Bring Your Own Device (BYOD) is the policy of allowing employees of a company access company information and work on company projects from their own device- such as a smartphone, tablet, laptop, etc. This provides the IT department with the challenging task of implementing support for an employee’s device while securely protecting valuable company data. 

With the continued rise of BYOD, many companies feel that they must support it. When a CEO or other chief ranking officer of a company wants to use their own device for company business, the IT department will have to make it happen. The demand for BYOD is huge among regular employees as well, and more and more, companies are giving in and accepting BYOD. When a security problem arises, it’s usually because the IT department doesn’t know how to, or just doesn’t, implement the necessary security measures. 

It should be obvious by now that BYOD is not just some temporary fad, it is here to stay. But a number of companies still do not allow BYOD, citing security concerns. Protection of sensitive company information is a main concern of most companies. However, with the right set of security measures in place, BYOD can be a great asset to a company that’s looking to progress forward. The BYOD policy allows employees to feel more comfortable as they are allowed to use devices they are completely familiar with, which promotes a stronger work ethic and higher quality work to be completed. But with such a variety of the types of devices allowed, as well as third party applications, and remote access, the possibility of a security leak can quickly become reality. 

One problem is that mobile devices such as smartphones and tablets are usually not setup with strict authentication or encryption, unlike a company laptop, which would usually be implemented with high security measures in case it was to become lost or stolen. 

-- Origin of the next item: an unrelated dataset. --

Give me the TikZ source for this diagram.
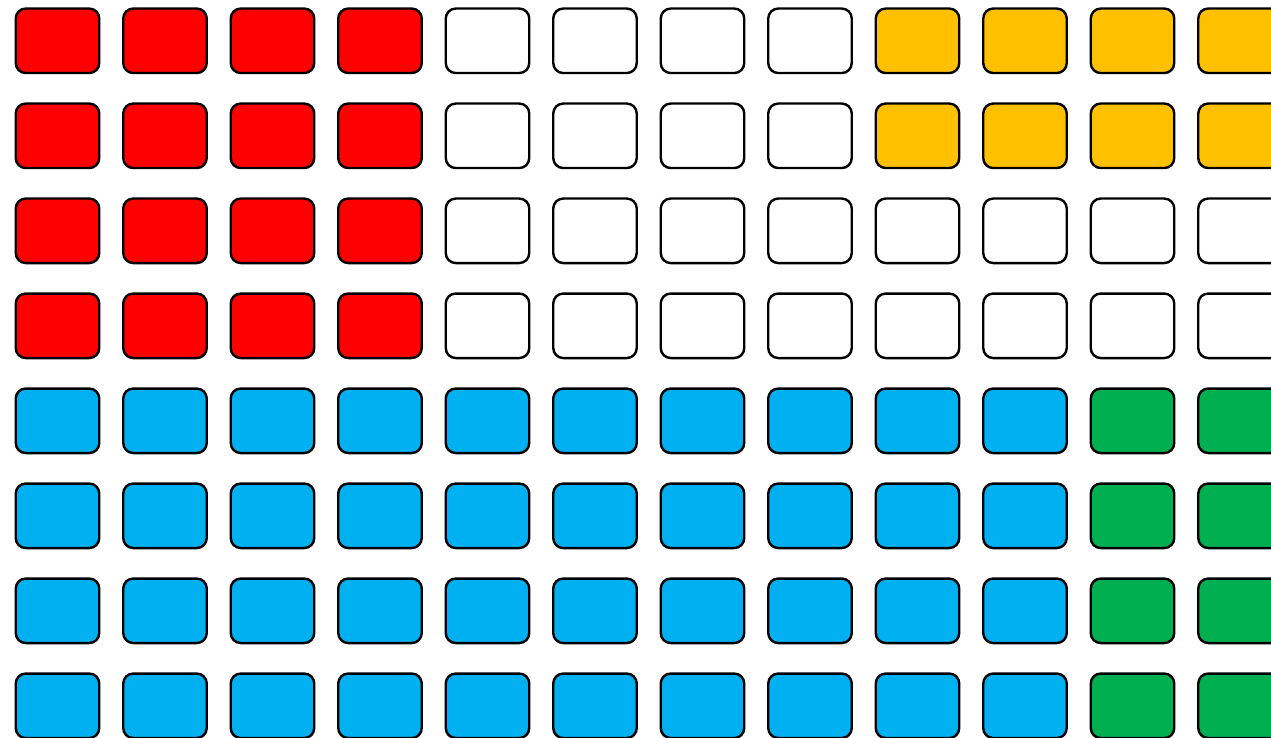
\documentclass[tikz,border=0pt]{standalone}
\definecolor{cred}{HTML}{FF0000}
\definecolor{cyellow}{HTML}{FFC000}
\definecolor{cblue}{HTML}{00B0F0}
\definecolor{cgreen}{HTML}{00B050}
\begin{document}
\begin{tikzpicture}[x=1pt,y=-1pt,
  cell/.style={draw=black, line width=2.4pt, rounded corners=10pt, minimum width=83.5pt, minimum height=64.5pt, inner sep=0pt, outer sep=0pt}]
\useasboundingbox (0,0) rectangle (1271,738);
\clip (0,0) rectangle (1271,738);
\foreach \r in {0,...,7}{
  \foreach \c in {0,...,11}{
    \pgfmathtruncatemacro{\kind}{%
      \r<4 ? (\c<4 ? 1 : (\c<8 ? 0 : (\r<2 ? 2 : 0))) : (\c<10 ? 3 : 4)}
    \ifcase\kind \def\fc{white}\or \def\fc{cred}\or \def\fc{cyellow}\or \def\fc{cblue}\or \def\fc{cgreen}\fi
    \node[cell, fill=\fc] (b-\r-\c) at ({57.5+107.5*\c},{40.8+95*\r}) {};
  }
}
\end{tikzpicture}
\end{document}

We have thought about the BYOD security concerns and are going to share with you the 5 best security tips for IT departments that are currently in the process of adding support for BYOD or plan to do so in the future. 


New policies must be clearly written so that they are understood by employees that will be using their own devices. New terms and conditions should be written and signed by employees or they should not be allowed to participate in BYOD. 

Proper Training

Besides the new policies, employees should also be properly trained on the new measures that are taking place, especially security measures such as strict authentication and lock codes. Also, they should understand the correct uses of mobile applications and how to spot any possible leaks or security flaws. 

Clear Expectations

Make the expectations clear to all employees. This is going to be a huge change for many people including the employees who will be using their own devices. While this is essentially making their job easier and more comfortable, it also brings more responsibility and they must understand the consequences of security breaches and they must take the added security measures seriously. 

Encryption of Data at Rest

This is one of the most important measures that needs to be implemented. Encryption can be the difference between a security leak and impenetrable data protection. There are many third-party synchronization applications that sync data between various cloud applications (such as Evernote, Google Drive, Dropbox, etc.) and mobile devices. This creates the possibility of a confidential data leak but it can easily be prevented by use of encryption. Many companies have opted to simply block the applications but this is only reducing their effectiveness. The best measure is to use encryption to secure any files or documents containing sensitive company data. 

Encryption of Data in Transfer

All data that is transmitted between company computers and employees’ devices has the possibility of being compromised. All applications that the employees use on their devices should have secure access, such as SSL, to prevent the possibility of stolen data.